After the NFT crash, the FTX collapse, and the brutal 2022 bear market, the media declared Web3 dead. The obituaries were premature. While the speculators retreated, the builders stayed. And what they have been building, quietly and without fanfare, is beginning to reshape the internet’s infrastructure in ways most people haven’t noticed yet.

The Hype Died. The Technology Didn’t.

Web3’s core technologies — public blockchains, smart contracts, decentralized storage, cryptographic identity — did not stop developing when the token prices collapsed. Ethereum continued upgrading. Layer 2 networks scaled dramatically. Developer tooling matured. The gap between “what Web3 can do” and “what Web3 needs to do to be useful” narrowed significantly.
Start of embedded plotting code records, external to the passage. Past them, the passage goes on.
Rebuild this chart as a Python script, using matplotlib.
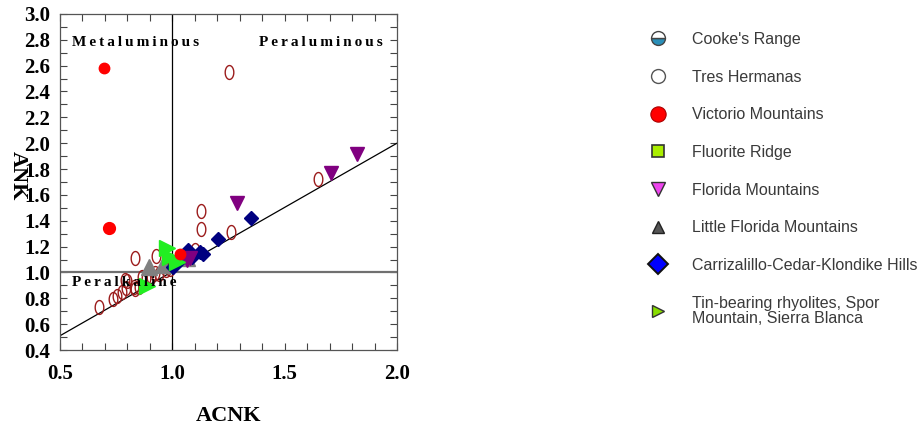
import numpy as np
import matplotlib
matplotlib.use("Agg")
import matplotlib.pyplot as plt
from matplotlib.lines import Line2D
from matplotlib.path import Path

# ---- data ----
tres_x = [1.25, 1.65, 1.127, 1.127, 1.26, 1.10, 0.832, 0.927, 0.923, 0.99,
          0.675, 0.734, 0.755, 0.776, 0.795, 0.80, 0.83, 0.835, 0.864, 0.885,
          0.905, 0.789, 0.85, 0.942, 0.972]
tres_y = [2.549, 1.72, 1.475, 1.336, 1.31, 1.17, 1.114, 1.127, 0.993, 1.03,
          0.73, 0.795, 0.82, 0.85, 0.88, 0.93, 0.885, 0.87, 0.967, 0.96,
          0.965, 0.94, 0.89, 0.99, 1.02]

victorio_x = [0.697, 0.72, 1.032]
victorio_y = [2.584, 1.346, 1.14]

florida_x = [1.82, 1.706, 1.289, 1.064, 1.08]
florida_y = [1.92, 1.77, 1.54, 1.096, 1.11]

little_florida_x = [0.897, 0.96, 1.064]
little_florida_y = [1.044, 1.057, 1.11]

carrizalillo_x = [1.35, 1.204, 1.123, 1.135, 1.071, 1.086, 1.034, 1.004]
carrizalillo_y = [1.42, 1.256, 1.16, 1.145, 1.17, 1.12, 1.096, 1.044]

tin_x = [0.975, 0.99, 1.02, 0.886]
tin_y = [1.19, 1.12, 1.08, 0.897]

ref_line_x = [0.5, 2.0]
ref_line_y = [0.51, 2.0]

legend_labels = [
    "Cooke's Range",
    "Tres Hermanas",
    "Victorio Mountains",
    "Fluorite Ridge",
    "Florida Mountains",
    "Little Florida Mountains",
    "Carrizalillo-Cedar-Klondike Hills",
    "Tin-bearing rhyolites, Spor\nMountain, Sierra Blanca",
]

serif = "Liberation Serif"
TS = "\u2009"  # thin space for the letter-spaced region names


def spaced(word):
    return TS.join(word)


# tall open ellipse marker for Tres Hermanas
theta = np.linspace(0, 2 * np.pi, 60)
ellipse = Path(np.column_stack([0.62 * np.cos(theta), np.sin(theta)]), closed=True)

fig = plt.figure(figsize=(9.21, 4.26), dpi=100)
ax = fig.add_axes([0.0651, 0.1784, 0.366, 0.789])

ax.plot(ref_line_x, ref_line_y, color="black", lw=0.9, zorder=2)
ax.axvline(1.0, color="black", lw=0.9, zorder=2)
ax.axhline(1.0, color="#707070", lw=1.6, zorder=2)

ax.plot(tres_x, tres_y, linestyle="none", marker=ellipse, ms=10,
        mfc="none", mec="#9b1c1c", mew=1.0, zorder=3)
ax.plot(little_florida_x, little_florida_y, linestyle="none", marker="^",
        ms=11, color="#808080", zorder=4)
ax.plot(carrizalillo_x, carrizalillo_y, linestyle="none", marker="D",
        ms=7.5, color="#000080", zorder=5)
ax.plot(florida_x, florida_y, linestyle="none", marker="v", ms=10,
        color="#800080", zorder=5)
ax.plot(tin_x, tin_y, linestyle="none", marker=">", ms=11,
        color="#22ee22", zorder=6)
ax.plot(victorio_x, victorio_y, linestyle="none", marker="o", ms=7.5,
        color="#ff0000", zorder=7)
ax.plot(victorio_x[1:2], victorio_y[1:2], linestyle="none", marker="o", ms=8.5,
        color="#ff0000", zorder=7)

ax.set_xlim(0.5, 2.0)
ax.set_ylim(0.4, 3.0)
ax.set_xticks([0.5, 1.0, 1.5, 2.0])
ax.set_xticklabels(["0.5", "1.0", "1.5", "2.0"])
ax.set_xticks(np.arange(0.5, 2.01, 0.1), minor=True)
ax.set_yticks(np.arange(0.4, 3.01, 0.2))
ax.set_yticklabels([f"{v:.1f}" for v in np.arange(0.4, 3.01, 0.2)])
ax.set_yticks(np.arange(0.4, 3.01, 0.1), minor=True)
ax.tick_params(which="both", direction="in", top=True, right=True,
               length=5, width=0.8, color="#444444")
ax.tick_params(which="major", labelsize=15, pad=7)
ax.tick_params(axis="x", which="major", pad=10)
for lab in ax.get_xticklabels() + ax.get_yticklabels():
    lab.set_family(serif)
    lab.set_fontweight("bold")
for sp in ax.spines.values():
    sp.set_color("#555555")
    sp.set_linewidth(0.9)

ax.text(0.553, 2.78, spaced("Metaluminous"), family=serif, fontweight="bold",
        fontsize=11, va="center", ha="left", zorder=8)
ax.text(1.937, 2.78, spaced("Peraluminous"), family=serif, fontweight="bold",
        fontsize=11, va="center", ha="right", zorder=8)
ax.text(0.553, 0.92, spaced("Peralkaline"), family=serif, fontweight="bold",
        fontsize=11, va="center", ha="left", zorder=8)

ax.set_xlabel("ACNK", family=serif, fontweight="bold", fontsize=16, labelpad=16)
fig.text(0.019, 0.587, "ANK", family=serif, fontweight="bold", fontsize=16,
         rotation=-90, ha="center", va="center")

handles = [
    Line2D([], [], linestyle="none", marker="o", ms=10, fillstyle="bottom",
           mfc="#2a8fb8", mfcalt="white", mec="#444444", mew=1.0),
    Line2D([], [], linestyle="none", marker="o", ms=10, mfc="white",
           mec="#555555", mew=1.0),
    Line2D([], [], linestyle="none", marker="o", ms=11, mfc="#ff0000",
           mec="#aa0000", mew=0.8),
    Line2D([], [], linestyle="none", marker="s", ms=9, mfc="#aaee00",
           mec="#333333", mew=1.2),
    Line2D([], [], linestyle="none", marker="v", ms=10, mfc="#ee44ee",
           mec="#333333", mew=1.0),
    Line2D([], [], linestyle="none", marker="^", ms=9, mfc="#555555",
           mec="#222222", mew=1.0),
    Line2D([], [], linestyle="none", marker="D", ms=10, mfc="#0000ff",
           mec="#111111", mew=1.4),
    Line2D([], [], linestyle="none", marker=">", ms=9, mfc="#88dd00",
           mec="#333333", mew=1.0),
]
leg = fig.legend(handles, legend_labels, loc="upper left",
                 bbox_to_anchor=(0.706, 0.925), frameon=False, fontsize=11.5,
                 handlelength=1.0, handletextpad=1.6, labelspacing=1.42,
                 borderpad=0, borderaxespad=0)
for t in leg.get_texts():
    t.set_color("#3a3a3a")
    t.set_family("Liberation Sans")
    t.set_linespacing(1.0)

fig.savefig("out.png", dpi=100)
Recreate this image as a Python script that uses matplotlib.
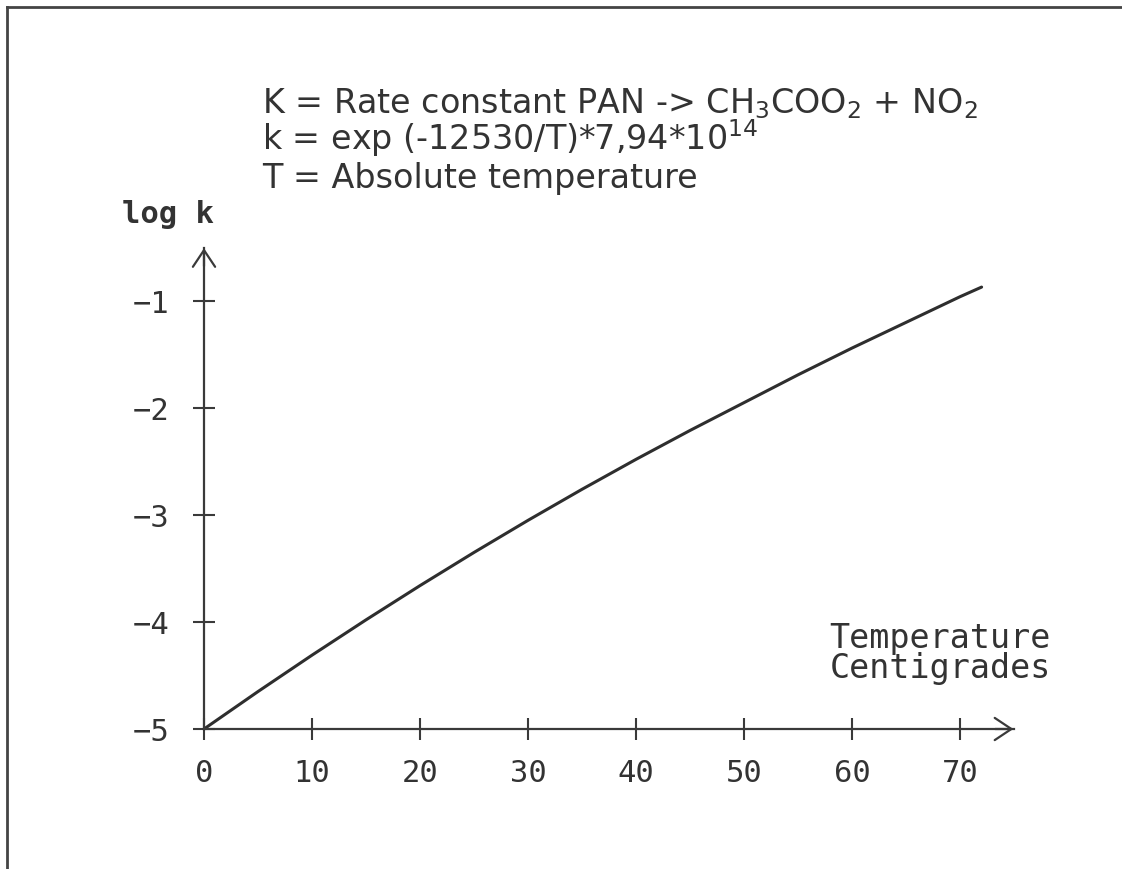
import matplotlib
matplotlib.use('Agg')
import matplotlib.pyplot as plt
from matplotlib.lines import Line2D

# values (temperature in C, log k)
temperature = [0, 5, 10, 15, 20, 25, 30, 35, 40, 45, 50, 55, 60, 65, 70, 72]
log_k = [-5.0, -4.65, -4.31, -3.98, -3.66, -3.35, -3.05, -2.76, -2.48,
         -2.21, -1.95, -1.69, -1.44, -1.20, -0.96, -0.87]

x_ticks = [0, 10, 20, 30, 40, 50, 60, 70]
y_ticks = [-5, -4, -3, -2, -1]

ink = '#3a3a3a'
mono = 'DejaVu Sans Mono'
sans = 'DejaVu Sans'

fig = plt.figure(figsize=(11.22, 8.70), dpi=100)
ax = fig.add_axes([0, 0, 1, 1])
ax.patch.set_alpha(0)

# pixel mapping: x=0 -> 204px, 10.8 px per degree; y=-5 -> 730px from top, 107 px per unit
ax.set_xlim(-204 / 10.8, (1122 - 204) / 10.8)
ax.set_ylim(-5 - 140 / 107, -5 + 730 / 107)

ax.plot(temperature, log_k, color='#2e2e2e', lw=2.2, solid_capstyle='round',
        solid_joinstyle='round')

for s in ['top', 'right']:
    ax.spines[s].set_visible(False)
ax.spines['left'].set_position(('data', 0))
ax.spines['bottom'].set_position(('data', -5))
ax.spines['left'].set_bounds(-5, -0.5)
ax.spines['bottom'].set_bounds(0, 75)
for s in ['left', 'bottom']:
    ax.spines[s].set_color(ink)
    ax.spines[s].set_linewidth(1.6)

ax.set_xticks(x_ticks)
ax.set_yticks(y_ticks)
ax.tick_params(direction='inout', length=16, width=1.5, color=ink,
               labelsize=22, labelcolor='#333333')
ax.tick_params(axis='x', pad=13)
ax.tick_params(axis='y', pad=17)
for lab in ax.get_xticklabels() + ax.get_yticklabels():
    lab.set_family(mono)

# arrow heads at axis ends
arrow = dict(arrowstyle='->,head_length=1.2,head_width=0.8', color=ink, lw=1.6)
ax.annotate('', xy=(75.2, -5), xytext=(73, -5), arrowprops=arrow)
ax.annotate('', xy=(0, -0.48), xytext=(0, -0.7), arrowprops=arrow)

ax.text(-7.6, -0.26, 'log k', family=mono, fontsize=22, color='#333333',
        fontweight='bold', ha='left', va='baseline')
ax.text(78.4, -4.514, 'Temperature\nCentigrades', family=mono, fontsize=24,
        color='#333333', ha='right', va='baseline', linespacing=0.9)

ax.text(5.4, 0.766, r'K = Rate constant PAN -> CH$_3$COO$_2$ + NO$_2$', family=sans,
        fontsize=24, color='#333333', va='baseline')
ax.text(5.4, 0.42, r'k = exp (-12530/T)*7,94*10$^{14}$', family=sans,
        fontsize=24, color='#333333', va='baseline')
ax.text(5.4, 0.065, 'T = Absolute temperature', family=sans,
        fontsize=24, color='#333333', va='baseline')

# scanned frame: left and top edges
fig.add_artist(Line2D([7 / 1122, 7 / 1122], [0, 1 - 8 / 870], color='#444444', lw=2))
fig.add_artist(Line2D([7 / 1122, 1], [1 - 8 / 870, 1 - 8 / 870], color='#444444', lw=2))

fig.savefig('out.png', dpi=100)
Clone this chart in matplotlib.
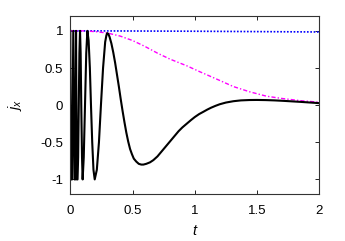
import matplotlib
matplotlib.use("Agg")
import matplotlib.pyplot as plt

plt.rcParams["font.family"] = ["Liberation Sans", "DejaVu Sans"]
plt.rcParams["axes.unicode_minus"] = False
plt.rcParams["mathtext.fontset"] = "custom"
plt.rcParams["mathtext.it"] = "Liberation Sans:italic"
plt.rcParams["mathtext.rm"] = "Liberation Sans"

# black curve: j_x(t), fast oscillation near t=0 then damped
t_black = [0.000, 0.004, 0.014, 0.024, 0.034, 0.040, 0.046, 0.052, 0.058,
           0.063, 0.068, 0.073, 0.078, 0.083, 0.088, 0.094, 0.099,
           0.108, 0.118, 0.128, 0.137,
           0.147, 0.157, 0.166, 0.176, 0.186, 0.196,
           0.213, 0.230, 0.246, 0.263, 0.280, 0.290, 0.297,
           0.305, 0.315, 0.330, 0.345, 0.360, 0.375, 0.390, 0.405, 0.420,
           0.435, 0.450, 0.465, 0.480, 0.495, 0.510, 0.530, 0.550, 0.570,
           0.587, 0.610, 0.640, 0.667, 0.700, 0.730, 0.765, 0.800, 0.835,
           0.870, 0.900, 0.935, 0.970, 1.000, 1.035, 1.068, 1.100, 1.130,
           1.165, 1.200, 1.250, 1.310, 1.370, 1.440, 1.500, 1.570, 1.640,
           1.710, 1.780, 1.850, 1.920, 2.000]
j_black = [1.00, -1.00, -1.00, 1.00, -1.00, -1.00, 1.00, -1.00, -1.00,
           -0.70, 0.00, 0.70, 1.00, 0.70, 0.00, -0.70, -1.00,
           -0.70, 0.00, 0.70, 1.00,
           0.87, 0.50, 0.00, -0.50, -0.87, -1.00,
           -0.87, -0.50, 0.00, 0.50, 0.85, 0.94, 0.97,
           0.96, 0.92, 0.83, 0.71, 0.57, 0.41, 0.25, 0.08, -0.08,
           -0.23, -0.37, -0.49, -0.59, -0.66, -0.72, -0.76, -0.79, -0.80,
           -0.80, -0.79, -0.77, -0.74, -0.69, -0.63, -0.56, -0.49, -0.42,
           -0.35, -0.30, -0.25, -0.20, -0.16, -0.12, -0.09, -0.06, -0.035,
           -0.01, 0.012, 0.035, 0.053, 0.064, 0.069, 0.070, 0.068, 0.064,
           0.058, 0.051, 0.044, 0.036, 0.027]

# magenta dash-dot curve
t_mag = [0.0, 0.1, 0.2, 0.3, 0.4, 0.5, 0.6, 0.7, 0.8, 0.935, 1.04, 1.19,
         1.31, 1.44, 1.577, 1.7, 1.85, 2.0]
j_mag = [1.0, 1.0, 0.99, 0.97, 0.93, 0.87, 0.79, 0.70, 0.62, 0.53, 0.45, 0.34,
         0.25, 0.18, 0.12, 0.09, 0.06, 0.04]

# blue dotted curve
t_blue = [0.0, 0.5, 1.0, 1.5, 2.0]
j_blue = [1.0, 0.998, 0.995, 0.99, 0.985]

fig = plt.figure(figsize=(3.45, 2.41), dpi=100)
ax = fig.add_axes([0.2038, 0.1938, 0.7217, 0.7398])

ax.plot(t_blue, j_blue, color="#0000ff", linestyle=(0, (1, 1.0)), linewidth=1.2)
ax.plot(t_mag, j_mag, color="#ff00ff", linestyle=(0, (3, 1.5, 1, 1.5)), linewidth=1.0)
ax.plot(t_black, j_black, color="black", linewidth=1.5)

ax.set_xlim(0, 2)
ax.set_ylim(-1.2, 1.2)
ax.set_xticks([0, 0.5, 1, 1.5, 2])
ax.set_xticklabels(["0", "0.5", "1", "1.5", "2"])
ax.set_yticks([-1, -0.5, 0, 0.5, 1])
ax.set_yticklabels(["-1", "-0.5", "0", "0.5", "1"])
ax.tick_params(direction="in", top=True, right=True, length=3, width=0.6,
               labelsize=9.5)
ax.tick_params(axis="x", pad=8)
ax.tick_params(axis="y", pad=5)
for s in ax.spines.values():
    s.set_linewidth(0.8)
    s.set_color("#333333")

ax.set_xlabel(r"$t$", fontsize=10.5, labelpad=5)
ax.set_ylabel(r"$j_x$", fontsize=10.5, labelpad=12)

fig.savefig("out.png", dpi=100)
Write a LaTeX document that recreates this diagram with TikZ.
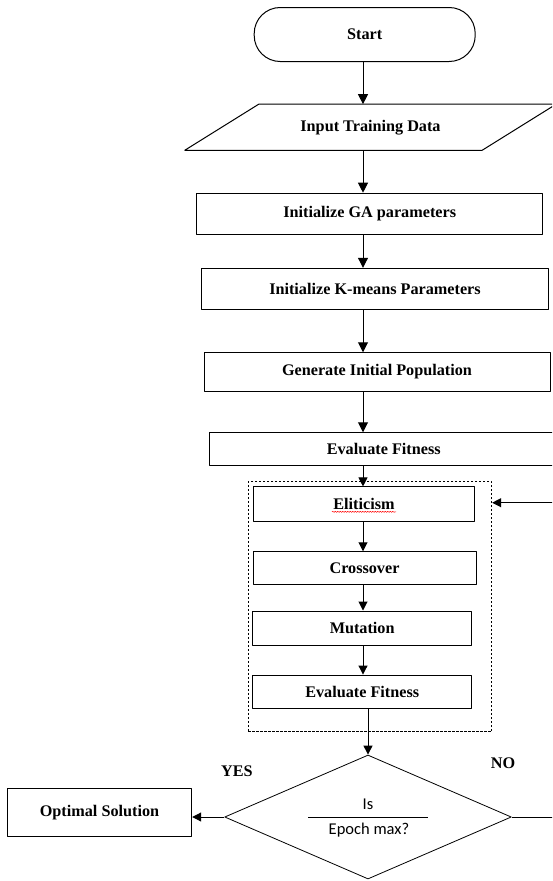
\documentclass[tikz,border=0pt]{standalone}
\usepackage{fontspec}
\setmainfont{Liberation Serif}
\newfontfamily\calib{Carlito}
\usetikzlibrary{arrows.meta,shapes.geometric,decorations.pathmorphing}
\tikzset{
  procbox/.style={draw,line width=1pt,inner sep=0pt},
  termbox/.style={draw,line width=1pt,inner sep=0pt,rounded corners=26pt},
  loopbox/.style={draw,line width=0.9pt,dash pattern=on 2.5pt off 1.5pt,inner sep=0pt},
  decide/.style={diamond,draw,line width=0.8pt,inner sep=0pt},
  dtext/.style={font=\calib\fontsize{16.5}{18}\selectfont,inner sep=0pt},
  arr/.style={line width=1pt,-{Triangle[length=10pt,width=10pt]}},
  arrs/.style={line width=1pt,-{Triangle[length=9pt,width=9pt]}}
}
\begin{document}
\begin{tikzpicture}[x=1pt,y=-1pt,line join=round,
  font=\bfseries\fontsize{16.2}{18}\selectfont]
\clip (0,0) rectangle (552,881);
\coordinate (spine) at (363,0);
% start and input
\node[termbox,minimum width=221pt,minimum height=54pt] (start) at (364.7,34.5) {Start};
\node[inner sep=0pt,minimum width=297pt,minimum height=45.7pt] (input) at (370.5,127.2) {Input Training Data};
\draw[line width=1pt] ([xshift=37pt]input.north west) -- ([xshift=37pt]input.north east)
  -- ([xshift=-37pt]input.south east) -- ([xshift=-37pt]input.south west) -- cycle;
% setup
\node[procbox,minimum width=346pt,minimum height=41pt] (ga) at (369.7,213.7) {Initialize GA parameters};
\node[procbox,minimum width=346.6pt,minimum height=41pt] (km) at (375,288.8) {Initialize K-means Parameters};
\node[procbox,minimum width=346pt,minimum height=38.3pt] (gen) at (377,371.9) {Generate Initial Population};
\node[procbox,minimum width=349pt,minimum height=32.3pt] (eval) at (383.7,448.9) {Evaluate Fitness};
% GA loop
\node[loopbox,minimum width=243.4pt,minimum height=250pt] (loop) at (370,606.7) {};
\node[procbox,minimum width=221pt,minimum height=34.7pt] (elit) at (364,504.3) {Eliticism};
\draw[red,line width=0.5pt,decorate,decoration={snake,amplitude=0.6pt,segment length=2.5pt}]
  ([xshift=-32pt,yshift=-7.5pt]elit.center) -- ([xshift=32pt,yshift=-7.5pt]elit.center);
\node[procbox,minimum width=223pt,minimum height=32.3pt] (cross) at (364.5,567.9) {Crossover};
\node[procbox,minimum width=219pt,minimum height=34pt] (mut) at (362.2,628) {Mutation};
\node[procbox,minimum width=219pt,minimum height=33.3pt] (eval2) at (362.2,691.7) {Evaluate Fitness};
% decision
\node[decide,minimum width=286.7pt,minimum height=124pt] (dia) at (368,817) {};
\node[dtext] (is) at (368,804) {Is};
\node[dtext] (ep) at (369,830) {Epoch max?};
\draw[line width=0.8pt] ([xshift=-60pt]dia.center) -- ([xshift=60pt]dia.center);
\node[procbox,minimum width=184.4pt,minimum height=48.4pt] (opt) at (99.5,812.5) {Optimal Solution};
\node (yes) at (237,771) {YES};
\node (no) at (503,763) {NO};
% arrows
\draw[arr] (start.south -| spine) -- (input.north -| spine);
\draw[arr] (input.south -| spine) -- (ga.north -| spine);
\draw[arr] (ga.south -| spine) -- (km.north -| spine);
\draw[arr] (km.south -| spine) -- (gen.north -| spine);
\draw[arr] (gen.south -| spine) -- (eval.north -| spine);
\draw[arrs] (eval.south -| spine) -- (elit.north -| spine);
\draw[arrs] (elit.south -| spine) -- (cross.north -| spine);
\draw[arrs] (cross.south -| spine) -- (mut.north -| spine);
\draw[arrs] (mut.south -| spine) -- (eval2.north -| spine);
\draw[arrs] (eval2.south -| dia.north) -- (dia.north);
\draw[arrs] (dia.west) -- (opt.east |- dia.west);
\coordinate (back) at (560,502.7);
\draw[arrs] (dia.east) -- (dia.east -| back) -- (back) -- (back -| loop.east);
\end{tikzpicture}
\end{document}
Where Web3 Is Actually Being Used in 2026

Real-world Web3 adoption in 2026 looks nothing like the NFT mania of 2021. It looks like stablecoins processing billions in cross-border payments. It looks like tokenized government bonds on public blockchains. It looks like gaming economies where players actually own their items. It looks like decentralized identity systems that give users control of their own data. The use cases are real, the users are growing, and most of them don’t know or care that they’re using “Web3.”

The Infrastructure Play

The most important Web3 development of the past two years has not been any single application — it has been infrastructure. Faster, cheaper Layer 2 networks. Better developer frameworks. Improved oracle systems. Institutional-grade custody solutions. The boring infrastructure work that real adoption requires is now done or nearly done.

What Comes Next

The next phase of Web3 will be characterized by abstraction — users interacting with blockchain-powered applications without knowing or needing to know that blockchains are involved. This is how the internet won: most people use TCP/IP every day without knowing what it is. Web3 is taking the same path.